The Next Frontier in Energy Storage: A Game-Changing Guide to Advances in Solid-State Battery Cathodes

Abstract

As global energy priorities shift toward sustainable alternatives, the need for innovative energy storage solutions becomes increasingly crucial. In this landscape, solid-state batteries (SSBs) emerge as a leading contender, offering a significant upgrade over conventional lithium-ion batteries in terms of energy density, safety, and lifespan. This review provides a thorough exploration of SSBs, with a focus on both traditional and emerging cathode materials like lithium cobalt oxide (LiCoO2), lithium manganese oxide (LiMn2O4), lithium iron phosphate (LiFePO4), as well as novel sulfides and oxides. The compatibility of these materials with solid electrolytes and their respective benefits and limitations are extensively discussed. The review delves into the structural optimization of cathode materials, covering strategies such as nanostructuring, surface coatings, and composite formulations. These are critical in addressing issues like conductivity limitations and structural vulnerabilities.

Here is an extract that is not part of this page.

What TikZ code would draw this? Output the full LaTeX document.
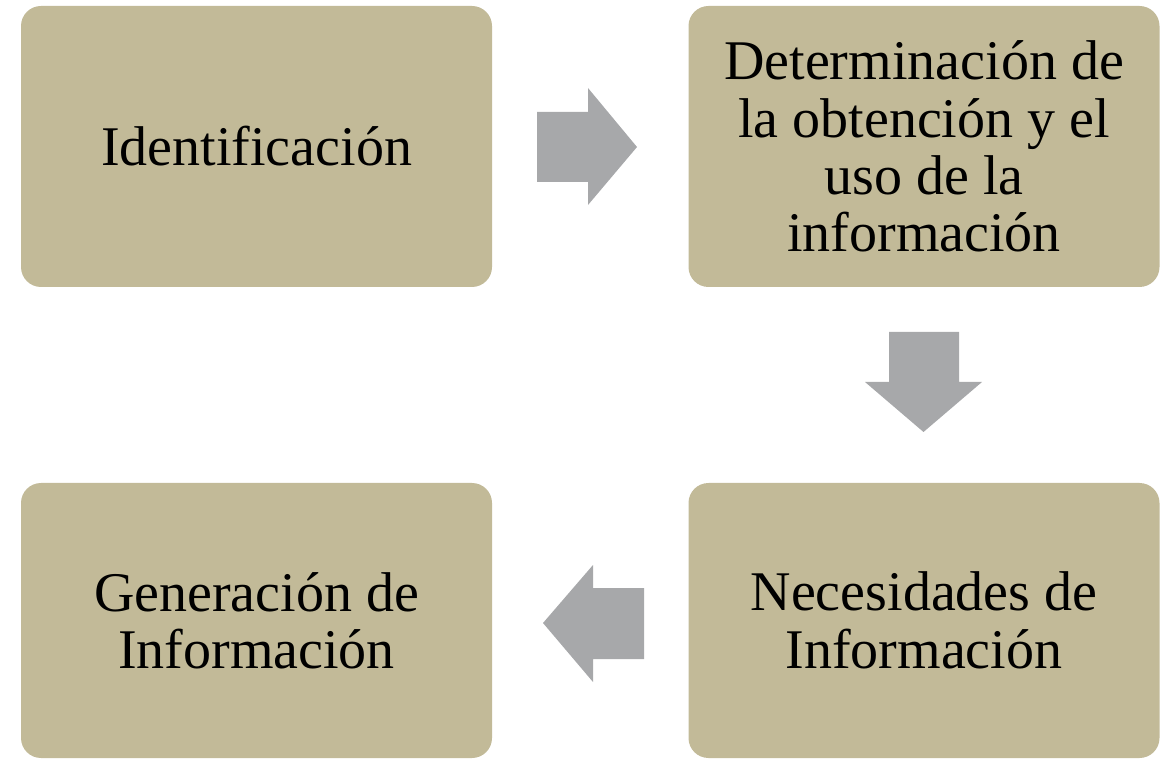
\documentclass[tikz,border=0pt]{standalone}
\usepackage{fontspec}
\setmainfont{Liberation Serif}
\definecolor{boxtan}{HTML}{C2BA98}
\definecolor{arrowgrey}{HTML}{A7A8AA}
\tikzset{
  every picture/.style={font={\fontsize{42}{43}\selectfont}}}

\begin{document}
\begin{tikzpicture}[x=0.75pt, y=-0.75pt,
    stepbox/.style={
      fill=boxtan,
      rounded corners=15pt,
      align=center,
      inner sep=0pt,
      minimum width=353.25pt},
    upperbox/.style={stepbox, minimum height=210.75pt},
    lowerbox/.style={stepbox, minimum height=206.25pt},
    blockarrow/.style={fill=arrowgrey}]

    \useasboundingbox (0,0) rectangle (1165,759);

    \node[upperbox] (ident) at (256.5,146.5) {Identificaci\'on};
    \node[upperbox] (determ) at (924,146.5)
      {Determinaci\'on de\\la obtenci\'on y el\\uso de la\\informaci\'on};
    \node[lowerbox] (necesid) at (924,620.5) {Necesidades de\\Informaci\'on};
    \node[lowerbox] (generac) at (256.5,620.5) {Generaci\'on de\\Informaci\'on};

    % block arrows between the steps
    \fill[blockarrow] (537,112) -- (588,112) -- (588,88) -- (637,147)
      -- (588,205) -- (588,182) -- (537,182) -- cycle;
    \fill[blockarrow] (889,332) -- (959,332) -- (959,382) -- (982,382)
      -- (923.5,432) -- (865,382) -- (889,382) -- cycle;
    \fill[blockarrow] (644,588) -- (593,588) -- (593,565) -- (543,623)
      -- (593,682) -- (593,659) -- (644,659) -- cycle;
\end{tikzpicture}
\end{document}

We also scrutinize the essential roles of electrical and thermal properties in maintaining battery safety and performance. To conclude, our analysis highlights the revolutionary role of SSBs in the future of energy storage. While substantial advancements have been made, the path forward presents numerous challenges and research opportunities. This review not only acknowledges these challenges, but also points out the need for scalable manufacturing approaches and a deeper understanding of electrode–electrolyte interactions. It aims to steer the scientific community toward addressing these challenges and advancing the field of SSBs, thereby contributing significantly to the development of environmentally friendly energy solutions.